Like chicken pox, some strain of rock occasionally erupts into a mini-epidemic. A year ago, as the original Black Sabbath reactivated, the contagion involved near-simultaneous releases by four guitarists associated with Ozzy Osbourne. Now, as Scorpions launch another farewell tour, Scorps-related activity has escalated with four kindred recordings in the last couple of months.
The star charts fall out as follows. Uli Jon Roth played guitar for Scorpions from 1973 to 1978. Michael Schenker played guitar for Scorpions with his brother Rudolf Schenker in the early '70s and again in 1979; his current album features two former members of Scorpions. UFO rates a Scorpions link because Michael Schenker chopped wood with them on and off from 1974 to 2002. Halleluiah -- melodic hard rock at its most incestuous.

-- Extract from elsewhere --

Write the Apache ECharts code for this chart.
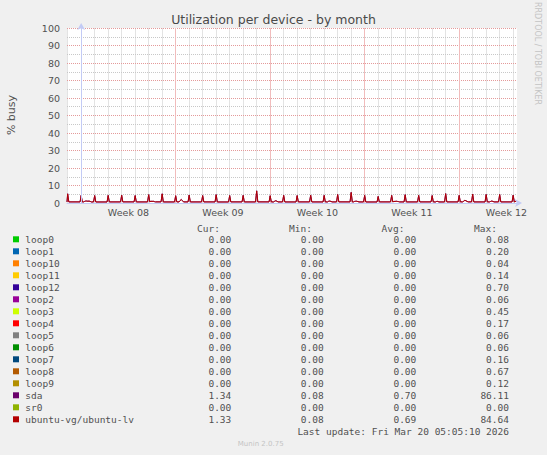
<!DOCTYPE html>
<html><head><meta charset="utf-8">
<script src="https://cdn.jsdelivr.net/npm/echarts@6/dist/echarts.min.js"></script>
<style>html,body{margin:0;padding:0;background:#f0f0f0}#c{width:547px;height:455px}</style>
</head><body><div id="c"></div>
<script>
// ---- axis / time data (hours from Mon 16 Feb 2026 00:00, start of Week 08) ----
const xStartHour = -25.2;
const xEndHour = 774.8;
const weekLabels = ['Week 08', 'Week 09', 'Week 10', 'Week 11', 'Week 12'];
const weekStartHours = [0, 168, 336, 504, 672];
const weekMidHours = [84, 252, 420, 588, 756];
const dayStep = 24, weekStep = 168;
const firstDayLine = -24, lastDayLine = 768;
const yTickStep = 10;

// ---- series data: daily spike at 00:00, Feb 15 .. Mar 20 ----
const lvPeak  = [5.2,4.3,4.2,4.3,4.4,4.2,4.7,5.2,4.1,4.5,4.2,4.7,4.2,4.3,6.9,4.1,4.3,4.2,4.4,4.3,4.8,6.0,4.3,3.7,4.3,4.7,4.3,4.2,5.3,4.3,5.0,4.8,4.8,4.4];
const sdaPeak = [5.3,4.4,4.3,4.4,4.5,4.3,4.8,5.3,4.2,4.6,4.3,4.8,4.3,4.4,7.0,4.2,4.4,4.3,4.5,4.4,4.9,6.1,4.4,3.8,4.4,4.8,4.4,4.3,5.4,4.4,5.1,4.9,4.9,4.5];
const lvBase  = [0.62,0.60,0.58,0.61,0.63,0.60,0.64,0.59,0.62,0.60,0.61,0.58,0.62,0.60,0.63,0.61,0.59,0.62,0.60,0.61,0.63,0.60,0.58,0.62,0.61,0.60,0.62,0.59,0.61,0.63,0.60,0.62,0.61,0.60];
const sdaBase = [0.63,0.61,0.59,0.62,0.64,0.61,0.65,0.60,0.63,0.61,0.62,0.59,0.63,0.61,0.64,0.62,0.60,0.63,0.61,0.62,0.64,0.61,0.59,0.63,0.62,0.61,0.63,0.60,0.62,0.64,0.61,0.63,0.62,0.61];
// [day index, hours after midnight, values]
const lvBumps = [
  [1,[6,8,10,12,14,16],[0.9,1.1,1.1,1.0,1.1,0.9]],
  [6,[4,6,8,10],[1.0,0.9,1.0,0.8]],
  [8,[8,10,12],[1.4,2.0,1.3]],
  [15,[8,10,12],[1.0,1.3,1.0]],
  [19,[8,10,12],[1.0,1.1,0.9]],
  [21,[6,8,10,12],[0.9,1.0,1.0,0.8]],
  [24,[4,6,8,10,12],[0.9,0.9,1.0,0.9,0.8]],
  [27,[8,10],[0.9,0.9]],
  [29,[8,10,12,14],[1.0,1.5,1.3,0.9]],
  [31,[8,10,12],[0.9,1.1,0.9]]
];
const sdaBumps = [
  [1,[6,8,10,12,14,16],[0.91,1.12,1.11,1.02,1.11,0.91]],
  [6,[4,6,8,10],[1.01,0.92,1.01,0.81]],
  [8,[8,10,12],[1.42,2.03,1.31]],
  [15,[8,10,12],[1.01,1.32,1.01]],
  [19,[8,10,12],[1.01,1.12,0.91]],
  [21,[6,8,10,12],[0.91,1.01,1.02,0.81]],
  [24,[4,6,8,10,12],[0.91,0.91,1.02,0.91,0.81]],
  [27,[8,10],[0.91,0.92]],
  [29,[8,10,12,14],[1.01,1.52,1.31,0.91]],
  [31,[8,10,12],[0.91,1.12,0.91]]
];
const lvCurrent = 1.33;
const sdaCurrent = 1.34;
const zeroLine = [[xStartHour, 0], [xEndHour, 0]];

// ---- legend table ----
const legendNames  = ['loop0','loop1','loop10','loop11','loop12','loop2','loop3','loop4','loop5','loop6','loop7','loop8','loop9','sda','sr0','ubuntu-vg/ubuntu-lv'];
const legendColors = ['#00CC00','#0066B3','#FF8000','#FFCC00','#330099','#990099','#CCFF00','#FF0000','#808080','#008F00','#00487D','#B35A00','#B38F00','#6B006B','#8FB300','#B30000'];
const curVals = [0,0,0,0,0,0,0,0,0,0,0,0,0,1.34,0,1.33];
const minVals = [0,0,0,0,0,0,0,0,0,0,0,0,0,0.08,0,0.08];
const avgVals = [0,0,0,0,0,0,0,0,0,0,0,0,0,0.70,0,0.69];
const maxVals = [0.08,0.20,0.04,0.14,0.70,0.06,0.45,0.17,0.06,0.06,0.16,0.67,0.12,86.11,0.00,84.64];
const lastUpdate = 'Last update: Fri Mar 20 05:05:10 2026';

function buildPoints(peak, base, bumps, endVal) {
  const pts = [[xStartHour, base[0]]];
  for (let i = 0; i < peak.length; i++) {
    const t0 = 24 * (i - 1);
    const b = base[i];
    if (t0 - 2 > xStartHour) pts.push([t0 - 2, i > 0 ? base[i - 1] : base[0]]);
    pts.push([t0, peak[i]]);
    pts.push([t0 + 2, b]);
    bumps.filter(bb => bb[0] === i).forEach(bb => {
      const hs = bb[1], vs = bb[2];
      pts.push([t0 + hs[0] - 2, b]);
      hs.forEach((h, k) => pts.push([t0 + h, vs[k]]));
      pts.push([t0 + hs[hs.length - 1] + 2, b]);
    });
  }
  pts.push([xEndHour, endVal]);
  pts.sort((a, b) => a[0] - b[0]);
  return pts;
}

// ---- layout ----
const W = 547, plotLeft = 67, plotRight = 517, plotTop = 28, plotBottom = 203;
const pxPerHour = (plotRight - plotLeft) / (xEndHour - xStartHour);
const hourToPx = h => plotLeft + (h - xStartHour) * pxPerHour;
const gBottom = 455 - plotBottom;
const dayGrid = { left: hourToPx(firstDayLine), right: W - hourToPx(lastDayLine), top: plotTop, bottom: gBottom, show: false };
const weekGrid = { left: hourToPx(weekStartHours[0]), right: W - hourToPx(weekStartHours[weekStartHours.length - 1]), top: plotTop, bottom: gBottom, show: false };

const txt = '#505050';
const gridCol = '#c8c8c8', mgridCol = '#e49a9a', axisCol = '#c3cbf5';
const vGridCol = '#e3e3e3', vMGridCol = '#f1bcbc';

const series = legendNames.map((n, i) => {
  let data = zeroLine, z = 0;
  if (n === 'sda') { data = buildPoints(sdaPeak, sdaBase, sdaBumps, sdaCurrent); z = 6; }
  if (n === 'ubuntu-vg/ubuntu-lv') { data = buildPoints(lvPeak, lvBase, lvBumps, lvCurrent); z = 7; }
  return {
    name: n, type: 'line', data: data, xAxisIndex: 0, yAxisIndex: 0, z: z,
    showSymbol: false, symbol: 'none', silent: true,
    lineStyle: { color: legendColors[i], width: 1 }, itemStyle: { color: legendColors[i] }
  };
});

const graphic = [];
graphic.push({ type: 'rect', z: 1, silent: true, shape: { x: plotLeft, y: plotTop, width: plotRight - plotLeft, height: plotBottom - plotTop }, style: { fill: '#ffffff' } });
graphic.push({ type: 'text', x: 273.5, y: 19, style: { text: 'Utilization per device - by month', fill: '#4a4a4a', font: '12.5px "DejaVu Sans"', align: 'center', verticalAlign: 'middle' } });
graphic.push({ type: 'text', x: 11, y: 115, rotation: Math.PI / 2, style: { text: '% busy', fill: txt, font: '11px "DejaVu Sans"', align: 'center', verticalAlign: 'middle' } });
graphic.push({ type: 'text', x: 537, y: 53.5, rotation: -Math.PI / 2, style: { text: 'RRDTOOL / TOBI OETIKER', fill: '#c4c4c4', font: '8px "DejaVu Sans"', align: 'center', verticalAlign: 'middle' } });
const mono = '9.5px "DejaVu Sans Mono"';
const colRight = [231.3, 323.7, 416.3, 509];
const headers = ['Cur:', 'Min:', 'Avg:', 'Max:'];
const headerRight = [220, 312, 404.5, 497];
headers.forEach((h, k) => graphic.push({ type: 'text', x: headerRight[k], y: 228.3, style: { text: h, fill: txt, font: mono, align: 'right', verticalAlign: 'middle' } }));
legendNames.forEach((n, i) => {
  const y = 239.3 + 12 * i;
  graphic.push({ type: 'rect', shape: { x: 13, y: y - 3, width: 6, height: 6 }, style: { fill: legendColors[i] } });
  graphic.push({ type: 'text', x: 25.3, y: y, style: { text: n, fill: txt, font: mono, align: 'left', verticalAlign: 'middle' } });
  [curVals, minVals, avgVals, maxVals].forEach((arr, k) => {
    graphic.push({ type: 'text', x: colRight[k], y: y, style: { text: arr[i].toFixed(2), fill: txt, font: mono, align: 'right', verticalAlign: 'middle' } });
  });
});
graphic.push({ type: 'text', x: 509, y: 431.7, style: { text: lastUpdate, fill: txt, font: mono, align: 'right', verticalAlign: 'middle' } });
graphic.push({ type: 'text', x: 260.7, y: 444.3, style: { text: 'Munin 2.0.75', fill: '#c4c4c4', font: '7px "DejaVu Sans"', align: 'center', verticalAlign: 'middle' } });

const hiddenY = gi => ({ type: 'value', gridIndex: gi, min: 0, max: 100, show: false, splitLine: { show: false } });

const chart = echarts.init(document.getElementById('c'), null, { renderer: 'svg', width: 547, height: 455 });
chart.setOption({
  backgroundColor: '#f0f0f0',
  animation: false,
  grid: [
    { left: plotLeft, right: W - plotRight, top: plotTop, bottom: gBottom, show: false },
    dayGrid,
    weekGrid
  ],
  xAxis: [
    { type: 'value', gridIndex: 0, min: xStartHour, max: xEndHour, position: 'bottom',
      axisLine: { show: false }, axisTick: { show: false }, axisLabel: { show: false }, splitLine: { show: false } },
    { type: 'value', gridIndex: 0, min: xStartHour, max: xEndHour, position: 'bottom', z: 4,
      axisLine: { show: false }, axisTick: { show: false },
      axisLabel: { show: true, customValues: weekMidHours, color: txt, fontSize: 9.5, fontFamily: 'DejaVu Sans', margin: 4,
        formatter: v => weekLabels[weekMidHours.indexOf(v)] },
      splitLine: { show: false } },
    { type: 'value', gridIndex: 0, min: xStartHour, max: xEndHour, position: 'bottom', z: 8,
      axisLine: { show: true, lineStyle: { color: axisCol, width: 1 }, symbol: ['none', 'arrow'], symbolSize: [6, 7], symbolOffset: [0, 5] },
      axisTick: { show: false }, axisLabel: { show: false }, splitLine: { show: false } },
    { type: 'value', gridIndex: 1, min: firstDayLine, max: lastDayLine, interval: dayStep, position: 'bottom', z: 2,
      axisLine: { show: false }, axisTick: { show: false }, axisLabel: { show: false },
      splitLine: { show: true, showMinLine: true, showMaxLine: true, lineStyle: { color: vGridCol, width: 1, type: 'solid' } } },
    { type: 'value', gridIndex: 2, min: weekStartHours[0], max: weekStartHours[weekStartHours.length - 1], interval: weekStep, position: 'bottom', z: 3,
      axisLine: { show: false }, axisTick: { show: false }, axisLabel: { show: false },
      splitLine: { show: true, showMinLine: true, showMaxLine: true, lineStyle: { color: vMGridCol, width: 1, type: 'solid' } } }
  ],
  yAxis: [
    { type: 'value', gridIndex: 0, min: 0, max: 100, interval: yTickStep, z: 3,
      axisLine: { show: false },
      axisTick: { show: false },
      axisLabel: { color: txt, fontSize: 9.5, fontFamily: 'DejaVu Sans', margin: 7 },
      splitLine: { show: true, lineStyle: { color: mgridCol, width: 1, type: [1, 1] } },
      minorTick: { show: false, splitNumber: 2 },
      minorSplitLine: { show: true, lineStyle: { color: gridCol, width: 1, type: [1, 1] } } },
    { type: 'value', gridIndex: 0, min: 0, max: 100, interval: yTickStep, z: 8, position: 'left',
      axisLine: { show: true, lineStyle: { color: axisCol, width: 1 }, symbol: ['none', 'arrow'], symbolSize: [6, 7], symbolOffset: [0, 5] },
      axisTick: { show: false }, axisLabel: { show: false }, splitLine: { show: false } },
    hiddenY(1),
    hiddenY(2)
  ],
  graphic: graphic,
  series: series
});
</script></body></html>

Uli Jon Roth, "Scorpions Revisited" (UDR). Those with a spacy spot in their hearts for the proggier early Scorps and an appreciation for Uli's Germanic Hendrixisms & weird-ass guitar harmonies might get a serious charge out of this double CD. Roth literally inhabits the Scorpions' '70s rehearsal hall with a strong band to realize a mixmaster's dream of layering and extending the hits, and the results, especially on "Dark Lady," "Catch Your Train" and "Pictured Life," at times surpass the originals. Singer Nathan James can't compete with Klaus Meine's golden nasality, but his lungs pack more socks than a leather suitcase.
Michael Schenker's Temple of Rock, "Spirit on a Mission" (In-Akustik). For headlong momentum, melodic acuity, and an improvisational attack that keeps you wondering where the hell he got that, Michael Schenker is hard to beat. Add the Scorpions' time-synchronized '70s rhythm section (Herman Rarebell and Francis Buccholz) and a skilled utility player (Wayne Findlay), and you've got almost a complete cathedral. But this time the cross on the steeple is Rainbow/Yngwie singer Doogie White, a metal singer with a Scottish plowman's soul who bleeds the guts out of energized compositions that conjure ghosts of Rainbow, UFO and even Dio. It sounds better every time I hear it.
UFO, "A Conspiracy of Stars" (SPV/Steamhammer). Rock. Blues. Experience. Desire. Thanks to producer Chris Tsangerides (Judas Priest, Thin Lizzy, Anvil), UFO drop their heaviest load in 30 years. With Pete Way disabled, bassist Rob De Luca locks right in to drummer Andy Parker's piss-'n'-sawdust thud; the by now well established Vinnie Moore sprays his technically insane metal jigs all over the place via a connoisseur's menu of ax tones; and Paul Raymond leans hard on his Hammond to enhance the hashish-den atmosphere. Phil Mogg? He grunts out especially vivid lyrics like an old boxer at the big bag. A hell of a dirty good time.
Scorpions, "Return to Forever" (New Door/UME). Like the three above bangers, "Return" taps vintage impulses; ironic that the band providing the excuse for all this activity sounds tiredest doing it. Most of the attempted anthems herein are alleged to derive from "unfinished" old tunes (let's not call 'em rejects), bucking the trend of challenge that Scorpions rode through the 1990s and 2000s. The most believable lyric is "We don't care about anything," and all the "rock" references make one long for a tune about conceptual crochet. I used to say Scorpions rock like a machine, but there's a difference between that and being mechanical.